Suaramuslim.net – Ya, di setiap tanggal 12 November, dunia memberi apresiasi kepada manusia laki laki yang berperan sebagai ayah. Ayah adalah pemimpin keluarga, apapun dia keadaannya. Sebuah penghargaan yang memuliakan peran ayah dalam kehidupan keluarga dan anak-anaknya.
Hari ini, aku duduk sendirian, menatap foto yang entah sejak kapan mulai memudar; potret ayahku, pria sederhana dengan langkah tegap dan tatapan penuh tekad. Setiap pagi ia berangkat ketika sinar matahari belum menghangatkan dunia. Kembali saat malam telah menyelimuti, dengan raut lelah yang selalu disembunyikannya di balik senyuman.
Ayah bekerja tanpa henti, memastikan bahwa keluarganya selalu mendapat yang terbaik, meski itu berarti ia harus mengorbankan waktu dan tenaganya.
Dulu, aku tak pernah berpikir tentang apa yang ia lakukan untuk kami, atau mengapa ia sering memberikan nasihat yang kuanggap terlalu mengatur hidupku.
“Sekolah yang benar, jadilah anak yang berguna.” Kalimat itu terasa membosankan bagiku, seakan mengekang kebebasan yang ingin kuraih.
Aku hanya sibuk dengan keinginanku sendiri, mengejar hal-hal yang menurutku menyenangkan, tanpa menyadari bahwa semua itu tak akan bertahan lama.
Betapa egoisnya aku. Sementara ayah berjuang tanpa kenal lelah, aku sibuk mencari kesenangan tanpa peduli dengan segala pengorbanannya.
Hari demi hari berlalu tanpa sepatah kata “terima kasih” dari bibirku.
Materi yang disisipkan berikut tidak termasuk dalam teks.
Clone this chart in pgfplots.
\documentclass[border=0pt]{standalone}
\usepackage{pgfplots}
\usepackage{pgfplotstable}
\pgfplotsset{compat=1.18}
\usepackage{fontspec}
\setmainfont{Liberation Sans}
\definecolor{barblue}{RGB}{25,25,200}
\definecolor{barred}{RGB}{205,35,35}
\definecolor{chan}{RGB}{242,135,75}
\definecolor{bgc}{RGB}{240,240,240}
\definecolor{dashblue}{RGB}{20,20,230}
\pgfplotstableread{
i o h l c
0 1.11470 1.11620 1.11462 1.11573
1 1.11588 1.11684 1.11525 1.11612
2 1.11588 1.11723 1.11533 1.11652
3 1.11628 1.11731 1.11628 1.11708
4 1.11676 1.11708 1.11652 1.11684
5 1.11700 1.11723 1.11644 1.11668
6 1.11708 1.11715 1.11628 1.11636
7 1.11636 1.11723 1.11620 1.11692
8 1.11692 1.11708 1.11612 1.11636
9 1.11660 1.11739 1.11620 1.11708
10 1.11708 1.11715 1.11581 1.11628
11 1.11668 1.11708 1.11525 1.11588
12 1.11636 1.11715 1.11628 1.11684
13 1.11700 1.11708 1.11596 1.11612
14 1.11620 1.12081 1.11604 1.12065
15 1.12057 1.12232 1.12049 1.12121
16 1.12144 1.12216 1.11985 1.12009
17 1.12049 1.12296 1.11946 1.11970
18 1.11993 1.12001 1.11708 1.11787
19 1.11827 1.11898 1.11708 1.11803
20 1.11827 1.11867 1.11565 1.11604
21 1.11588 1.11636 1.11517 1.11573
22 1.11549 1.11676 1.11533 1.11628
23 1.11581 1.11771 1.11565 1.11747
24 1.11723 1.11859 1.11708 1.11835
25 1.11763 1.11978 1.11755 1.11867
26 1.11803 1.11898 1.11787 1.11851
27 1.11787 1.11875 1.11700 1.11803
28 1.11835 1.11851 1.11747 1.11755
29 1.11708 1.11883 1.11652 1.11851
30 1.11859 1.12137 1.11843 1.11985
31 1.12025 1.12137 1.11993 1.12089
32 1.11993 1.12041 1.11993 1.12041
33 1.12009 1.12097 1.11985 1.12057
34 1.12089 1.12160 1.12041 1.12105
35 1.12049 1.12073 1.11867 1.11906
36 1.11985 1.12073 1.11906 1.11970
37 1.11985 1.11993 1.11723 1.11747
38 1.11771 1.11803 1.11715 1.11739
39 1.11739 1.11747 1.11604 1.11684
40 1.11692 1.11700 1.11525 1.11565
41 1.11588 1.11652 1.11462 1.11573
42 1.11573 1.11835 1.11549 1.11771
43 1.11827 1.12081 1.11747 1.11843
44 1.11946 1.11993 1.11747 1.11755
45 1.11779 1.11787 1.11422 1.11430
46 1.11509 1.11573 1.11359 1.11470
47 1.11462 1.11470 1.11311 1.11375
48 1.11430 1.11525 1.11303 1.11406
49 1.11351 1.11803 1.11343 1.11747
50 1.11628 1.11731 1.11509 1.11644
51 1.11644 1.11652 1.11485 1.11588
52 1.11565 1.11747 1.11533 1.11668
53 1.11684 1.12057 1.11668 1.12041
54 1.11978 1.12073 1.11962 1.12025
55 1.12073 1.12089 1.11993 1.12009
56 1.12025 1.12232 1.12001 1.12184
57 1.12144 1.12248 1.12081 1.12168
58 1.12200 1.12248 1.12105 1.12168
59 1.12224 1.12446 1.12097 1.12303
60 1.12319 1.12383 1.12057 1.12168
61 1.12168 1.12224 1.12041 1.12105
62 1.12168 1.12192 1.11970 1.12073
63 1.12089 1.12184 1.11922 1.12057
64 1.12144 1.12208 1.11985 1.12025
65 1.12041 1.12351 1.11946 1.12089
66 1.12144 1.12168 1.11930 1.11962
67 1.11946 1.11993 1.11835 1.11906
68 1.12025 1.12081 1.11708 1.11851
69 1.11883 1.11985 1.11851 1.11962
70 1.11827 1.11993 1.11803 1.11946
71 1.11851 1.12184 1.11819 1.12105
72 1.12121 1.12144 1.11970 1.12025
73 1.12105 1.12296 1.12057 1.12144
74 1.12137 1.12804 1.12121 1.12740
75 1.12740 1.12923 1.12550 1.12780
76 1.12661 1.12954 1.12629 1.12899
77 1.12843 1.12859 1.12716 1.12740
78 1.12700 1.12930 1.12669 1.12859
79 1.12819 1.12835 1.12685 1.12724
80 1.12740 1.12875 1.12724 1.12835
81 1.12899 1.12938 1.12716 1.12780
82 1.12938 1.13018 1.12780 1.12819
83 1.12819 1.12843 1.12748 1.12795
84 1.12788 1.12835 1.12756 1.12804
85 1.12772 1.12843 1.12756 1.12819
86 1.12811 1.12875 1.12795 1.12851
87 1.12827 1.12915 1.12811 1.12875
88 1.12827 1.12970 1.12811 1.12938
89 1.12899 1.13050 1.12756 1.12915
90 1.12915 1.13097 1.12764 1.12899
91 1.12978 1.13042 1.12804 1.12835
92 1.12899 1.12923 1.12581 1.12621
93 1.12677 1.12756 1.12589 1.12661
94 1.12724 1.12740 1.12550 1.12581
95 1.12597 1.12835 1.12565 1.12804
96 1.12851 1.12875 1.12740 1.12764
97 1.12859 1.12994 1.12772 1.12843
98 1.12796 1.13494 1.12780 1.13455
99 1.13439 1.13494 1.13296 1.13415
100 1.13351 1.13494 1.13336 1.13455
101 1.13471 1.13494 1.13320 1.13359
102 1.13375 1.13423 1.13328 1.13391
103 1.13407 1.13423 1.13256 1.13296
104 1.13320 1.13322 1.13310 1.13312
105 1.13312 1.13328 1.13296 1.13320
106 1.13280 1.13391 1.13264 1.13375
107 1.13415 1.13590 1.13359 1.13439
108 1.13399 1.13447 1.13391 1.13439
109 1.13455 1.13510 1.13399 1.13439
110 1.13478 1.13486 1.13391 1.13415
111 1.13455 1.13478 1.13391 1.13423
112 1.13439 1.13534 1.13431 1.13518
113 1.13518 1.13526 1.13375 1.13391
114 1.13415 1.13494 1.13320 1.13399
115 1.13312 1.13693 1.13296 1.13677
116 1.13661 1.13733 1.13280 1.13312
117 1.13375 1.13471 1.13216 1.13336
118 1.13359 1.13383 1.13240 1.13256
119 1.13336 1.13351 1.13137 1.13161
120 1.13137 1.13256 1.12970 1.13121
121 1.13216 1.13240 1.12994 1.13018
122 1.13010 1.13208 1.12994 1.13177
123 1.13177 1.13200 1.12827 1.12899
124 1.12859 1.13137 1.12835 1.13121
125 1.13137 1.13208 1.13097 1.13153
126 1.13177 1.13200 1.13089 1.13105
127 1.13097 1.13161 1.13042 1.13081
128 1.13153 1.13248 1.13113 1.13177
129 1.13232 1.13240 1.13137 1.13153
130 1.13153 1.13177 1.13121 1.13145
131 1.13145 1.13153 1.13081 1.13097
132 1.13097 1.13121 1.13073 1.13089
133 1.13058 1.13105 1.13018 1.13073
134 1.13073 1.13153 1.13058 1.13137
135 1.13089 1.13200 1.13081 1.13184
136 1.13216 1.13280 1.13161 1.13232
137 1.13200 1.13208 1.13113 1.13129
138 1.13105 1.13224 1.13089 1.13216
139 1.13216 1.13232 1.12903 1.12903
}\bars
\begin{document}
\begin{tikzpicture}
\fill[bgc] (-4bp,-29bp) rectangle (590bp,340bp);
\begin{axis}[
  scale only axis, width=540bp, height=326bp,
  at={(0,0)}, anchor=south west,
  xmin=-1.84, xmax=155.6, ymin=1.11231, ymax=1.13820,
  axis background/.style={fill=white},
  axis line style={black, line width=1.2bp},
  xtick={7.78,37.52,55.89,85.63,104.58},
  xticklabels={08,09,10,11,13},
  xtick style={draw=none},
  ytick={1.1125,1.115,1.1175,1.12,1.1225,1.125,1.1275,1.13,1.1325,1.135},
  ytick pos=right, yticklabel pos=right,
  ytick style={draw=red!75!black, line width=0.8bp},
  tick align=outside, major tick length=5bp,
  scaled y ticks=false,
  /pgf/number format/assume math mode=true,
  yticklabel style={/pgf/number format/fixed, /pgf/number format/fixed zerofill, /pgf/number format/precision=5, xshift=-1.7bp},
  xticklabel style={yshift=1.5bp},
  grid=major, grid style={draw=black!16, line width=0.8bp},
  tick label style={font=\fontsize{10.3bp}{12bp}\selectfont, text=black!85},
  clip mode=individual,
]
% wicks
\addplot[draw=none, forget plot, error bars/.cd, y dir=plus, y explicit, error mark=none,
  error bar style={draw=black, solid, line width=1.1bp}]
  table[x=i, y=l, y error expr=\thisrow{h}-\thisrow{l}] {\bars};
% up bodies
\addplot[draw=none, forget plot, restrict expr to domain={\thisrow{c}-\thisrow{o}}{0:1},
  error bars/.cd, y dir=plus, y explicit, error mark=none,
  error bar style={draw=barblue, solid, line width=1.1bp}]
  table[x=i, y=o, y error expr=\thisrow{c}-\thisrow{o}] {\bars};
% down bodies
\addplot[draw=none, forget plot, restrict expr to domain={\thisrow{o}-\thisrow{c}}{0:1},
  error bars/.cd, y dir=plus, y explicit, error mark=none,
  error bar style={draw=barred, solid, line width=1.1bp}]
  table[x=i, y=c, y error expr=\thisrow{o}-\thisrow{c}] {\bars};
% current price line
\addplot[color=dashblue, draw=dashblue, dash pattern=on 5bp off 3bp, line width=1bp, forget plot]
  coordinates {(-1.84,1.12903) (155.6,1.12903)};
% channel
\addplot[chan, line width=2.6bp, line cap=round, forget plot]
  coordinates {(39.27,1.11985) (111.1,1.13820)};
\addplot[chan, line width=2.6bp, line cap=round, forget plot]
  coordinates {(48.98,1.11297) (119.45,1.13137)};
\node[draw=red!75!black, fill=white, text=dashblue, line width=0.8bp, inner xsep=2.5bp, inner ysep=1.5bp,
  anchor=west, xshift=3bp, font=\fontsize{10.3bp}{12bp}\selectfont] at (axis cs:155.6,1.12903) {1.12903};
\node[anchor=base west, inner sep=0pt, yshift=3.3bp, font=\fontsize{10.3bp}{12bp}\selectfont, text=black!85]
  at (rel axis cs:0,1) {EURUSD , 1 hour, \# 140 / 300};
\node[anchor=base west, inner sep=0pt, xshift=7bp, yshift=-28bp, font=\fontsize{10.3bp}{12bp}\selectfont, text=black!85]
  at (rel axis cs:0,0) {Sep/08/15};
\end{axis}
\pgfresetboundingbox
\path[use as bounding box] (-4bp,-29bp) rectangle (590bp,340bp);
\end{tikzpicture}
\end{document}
Setiap keringat dan lelahnya, tiap kata yang diucapkannya dengan harapan akan masa depanku, seolah angin lalu yang tak pernah kuindahkan.
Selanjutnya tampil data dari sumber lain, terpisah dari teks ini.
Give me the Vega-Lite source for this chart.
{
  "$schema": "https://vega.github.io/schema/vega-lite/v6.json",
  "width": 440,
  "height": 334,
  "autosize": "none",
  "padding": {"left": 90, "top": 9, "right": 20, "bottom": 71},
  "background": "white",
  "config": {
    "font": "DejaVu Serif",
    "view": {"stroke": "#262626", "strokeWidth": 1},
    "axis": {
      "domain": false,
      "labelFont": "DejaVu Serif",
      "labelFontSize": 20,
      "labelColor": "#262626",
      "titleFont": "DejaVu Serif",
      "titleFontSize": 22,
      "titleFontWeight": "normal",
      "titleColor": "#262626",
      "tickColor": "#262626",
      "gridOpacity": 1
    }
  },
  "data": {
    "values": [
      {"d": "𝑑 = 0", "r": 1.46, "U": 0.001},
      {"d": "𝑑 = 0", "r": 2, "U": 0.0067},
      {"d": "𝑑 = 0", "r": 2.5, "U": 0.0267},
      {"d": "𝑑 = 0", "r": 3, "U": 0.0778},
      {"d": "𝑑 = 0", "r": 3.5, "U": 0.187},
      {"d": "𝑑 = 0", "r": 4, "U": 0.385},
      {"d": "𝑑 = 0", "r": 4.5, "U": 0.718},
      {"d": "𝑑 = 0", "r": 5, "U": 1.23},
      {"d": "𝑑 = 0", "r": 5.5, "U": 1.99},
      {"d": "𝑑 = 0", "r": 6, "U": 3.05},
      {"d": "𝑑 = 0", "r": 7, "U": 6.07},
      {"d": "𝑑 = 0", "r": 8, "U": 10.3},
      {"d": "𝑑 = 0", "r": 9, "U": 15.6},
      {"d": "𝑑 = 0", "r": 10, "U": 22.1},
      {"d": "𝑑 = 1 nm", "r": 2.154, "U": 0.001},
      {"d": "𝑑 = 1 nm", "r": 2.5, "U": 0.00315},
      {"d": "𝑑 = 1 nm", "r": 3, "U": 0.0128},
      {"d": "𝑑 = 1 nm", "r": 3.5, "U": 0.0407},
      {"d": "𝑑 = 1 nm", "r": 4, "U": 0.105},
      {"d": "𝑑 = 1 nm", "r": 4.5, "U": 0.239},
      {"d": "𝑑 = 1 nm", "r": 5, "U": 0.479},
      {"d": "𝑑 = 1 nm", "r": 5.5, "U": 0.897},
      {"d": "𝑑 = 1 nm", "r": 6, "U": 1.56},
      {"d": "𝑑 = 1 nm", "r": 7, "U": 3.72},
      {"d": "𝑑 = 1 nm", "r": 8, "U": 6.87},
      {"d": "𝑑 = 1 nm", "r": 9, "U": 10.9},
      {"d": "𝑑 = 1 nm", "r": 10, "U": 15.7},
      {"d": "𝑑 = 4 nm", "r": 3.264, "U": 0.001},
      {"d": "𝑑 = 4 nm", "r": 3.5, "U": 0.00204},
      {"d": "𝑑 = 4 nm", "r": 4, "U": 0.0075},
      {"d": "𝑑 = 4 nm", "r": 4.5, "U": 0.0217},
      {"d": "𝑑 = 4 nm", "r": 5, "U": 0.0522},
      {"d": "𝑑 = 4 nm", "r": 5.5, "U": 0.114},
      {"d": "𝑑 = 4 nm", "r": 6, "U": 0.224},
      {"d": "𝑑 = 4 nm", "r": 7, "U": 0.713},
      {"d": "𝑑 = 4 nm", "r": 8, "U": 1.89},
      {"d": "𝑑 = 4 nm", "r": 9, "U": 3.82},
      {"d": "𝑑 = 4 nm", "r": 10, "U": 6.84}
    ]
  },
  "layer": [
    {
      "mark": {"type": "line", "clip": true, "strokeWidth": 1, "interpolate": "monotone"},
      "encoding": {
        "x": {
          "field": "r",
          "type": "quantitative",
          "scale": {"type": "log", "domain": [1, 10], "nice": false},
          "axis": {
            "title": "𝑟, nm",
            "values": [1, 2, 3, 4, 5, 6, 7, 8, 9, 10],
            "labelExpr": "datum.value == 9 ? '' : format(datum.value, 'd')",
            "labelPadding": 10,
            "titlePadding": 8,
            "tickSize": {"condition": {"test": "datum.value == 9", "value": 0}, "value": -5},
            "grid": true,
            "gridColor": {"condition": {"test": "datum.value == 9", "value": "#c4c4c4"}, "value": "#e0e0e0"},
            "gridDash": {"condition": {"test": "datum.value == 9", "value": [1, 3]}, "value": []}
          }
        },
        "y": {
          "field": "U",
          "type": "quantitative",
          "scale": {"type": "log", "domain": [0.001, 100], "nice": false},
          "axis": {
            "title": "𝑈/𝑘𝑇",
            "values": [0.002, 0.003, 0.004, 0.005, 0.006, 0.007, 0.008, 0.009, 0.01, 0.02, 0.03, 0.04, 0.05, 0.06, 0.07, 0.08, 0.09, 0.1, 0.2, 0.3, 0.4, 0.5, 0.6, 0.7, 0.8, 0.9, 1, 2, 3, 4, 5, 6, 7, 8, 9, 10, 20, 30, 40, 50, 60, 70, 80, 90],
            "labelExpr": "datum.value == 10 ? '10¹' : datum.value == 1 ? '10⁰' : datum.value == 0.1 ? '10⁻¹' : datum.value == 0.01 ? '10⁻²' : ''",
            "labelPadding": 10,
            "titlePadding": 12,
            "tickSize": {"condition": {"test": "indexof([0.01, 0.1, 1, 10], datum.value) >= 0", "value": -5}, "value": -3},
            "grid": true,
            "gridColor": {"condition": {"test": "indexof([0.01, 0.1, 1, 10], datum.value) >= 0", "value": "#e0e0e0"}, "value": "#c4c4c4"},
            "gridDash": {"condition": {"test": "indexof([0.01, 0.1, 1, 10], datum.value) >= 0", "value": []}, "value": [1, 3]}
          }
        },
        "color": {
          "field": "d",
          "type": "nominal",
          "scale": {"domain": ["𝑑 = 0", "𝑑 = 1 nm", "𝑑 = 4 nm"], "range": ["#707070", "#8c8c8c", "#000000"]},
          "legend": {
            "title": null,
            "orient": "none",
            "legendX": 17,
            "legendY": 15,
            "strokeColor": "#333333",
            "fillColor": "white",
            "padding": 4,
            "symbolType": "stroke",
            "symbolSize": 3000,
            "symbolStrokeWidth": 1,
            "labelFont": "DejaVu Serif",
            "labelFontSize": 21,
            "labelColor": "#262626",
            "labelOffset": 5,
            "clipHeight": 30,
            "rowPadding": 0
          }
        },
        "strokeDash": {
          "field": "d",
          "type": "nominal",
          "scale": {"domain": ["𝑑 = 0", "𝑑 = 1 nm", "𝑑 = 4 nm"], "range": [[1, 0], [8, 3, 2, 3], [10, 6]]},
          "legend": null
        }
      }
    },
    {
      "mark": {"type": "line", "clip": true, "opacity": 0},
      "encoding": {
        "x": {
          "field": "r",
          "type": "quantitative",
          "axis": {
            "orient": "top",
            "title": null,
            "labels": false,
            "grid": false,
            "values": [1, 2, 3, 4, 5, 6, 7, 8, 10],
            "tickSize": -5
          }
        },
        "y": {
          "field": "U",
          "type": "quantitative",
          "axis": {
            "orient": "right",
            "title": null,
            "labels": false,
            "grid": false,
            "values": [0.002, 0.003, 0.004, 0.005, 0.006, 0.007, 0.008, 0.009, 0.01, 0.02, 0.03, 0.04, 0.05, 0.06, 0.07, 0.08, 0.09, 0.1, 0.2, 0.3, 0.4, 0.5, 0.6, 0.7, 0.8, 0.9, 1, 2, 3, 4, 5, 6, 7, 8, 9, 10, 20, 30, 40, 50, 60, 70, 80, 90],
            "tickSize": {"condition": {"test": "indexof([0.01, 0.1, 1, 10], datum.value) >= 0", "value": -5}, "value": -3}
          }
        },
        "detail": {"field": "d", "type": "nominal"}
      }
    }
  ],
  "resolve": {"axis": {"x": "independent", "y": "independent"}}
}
Kini, ketika aku mulai menyadari setiap pengorbanan yang ia lakukan, rasa sesal itu datang seperti badai yang mengaduk-aduk hatiku.
Mungkin, hari ini adalah waktu yang tepat bagiku untuk mengatakan ini, walau terlambat.
“Selamat Hari Ayah. Terima kasih untuk segalanya, untuk hidup yang kau berikan, untuk setiap nasihat yang kini terasa begitu bermakna. Maafkan aku yang dulu tak pernah paham, tak pernah menghargai semua yang telah kau lakukan.”
Ayah, tubuhmu kini mungkin tak sekuat dulu, dan langkahmu tak lagi setegap ketika aku kecil. Namun cintamu tak pernah pudar, tak pernah goyah. Meski kau tahu aku pernah menjadi anak yang keras kepala, yang menganggap nasihatmu hanyalah omong kosong, kau tetap bertahan, mengajarkan cinta dalam diam, dalam perjuangan yang kuabaikan.
Aku kini menyadari, meskipun sudah terlambat, bahwa hidupmu tak pernah kau jalani untuk dirimu sendiri; setiap langkah dan lelahmu adalah untukku, untuk masa depan yang selalu kau impikan lebih baik dari apa yang kau punya.
Untuk ayahku, maafkan anakmu yang baru tersadar. Hari ini, aku hanya ingin mengucap selamat Hari Ayah, sekaligus mengakui bahwa aku akhirnya mengerti, meski mungkin tak ada yang bisa kulakukan untuk membalas semua yang telah kau berikan.
Ayah, terima kasih untuk cinta yang tak pernah pudar, untuk setiap pengorbanan yang kau jalani tanpa pamrih. Maafkan aku yang terlambat mengerti, namun yang kini ingin menjadi anak yang lebih baik, karena bagiku, engkau adalah sosok pahlawan sejati, yang takkan pernah tergantikan.
Meski seringkali kelihatan engkau tegar, gagah, tapi hatimu terlihat rapuh, ketika menghadapi perilaku anak mu yang tak patuh dan suka melawan. Ayah maafkan anakmu, semoga kelak anak-anakmu tersadar, betapa perihnya hatimu, menghadapi sikap anakmu.
Selamat hari ayah…. Aku bangga punya ayah dan kelak akan menjadi ayah serta pernah menjadi ayah.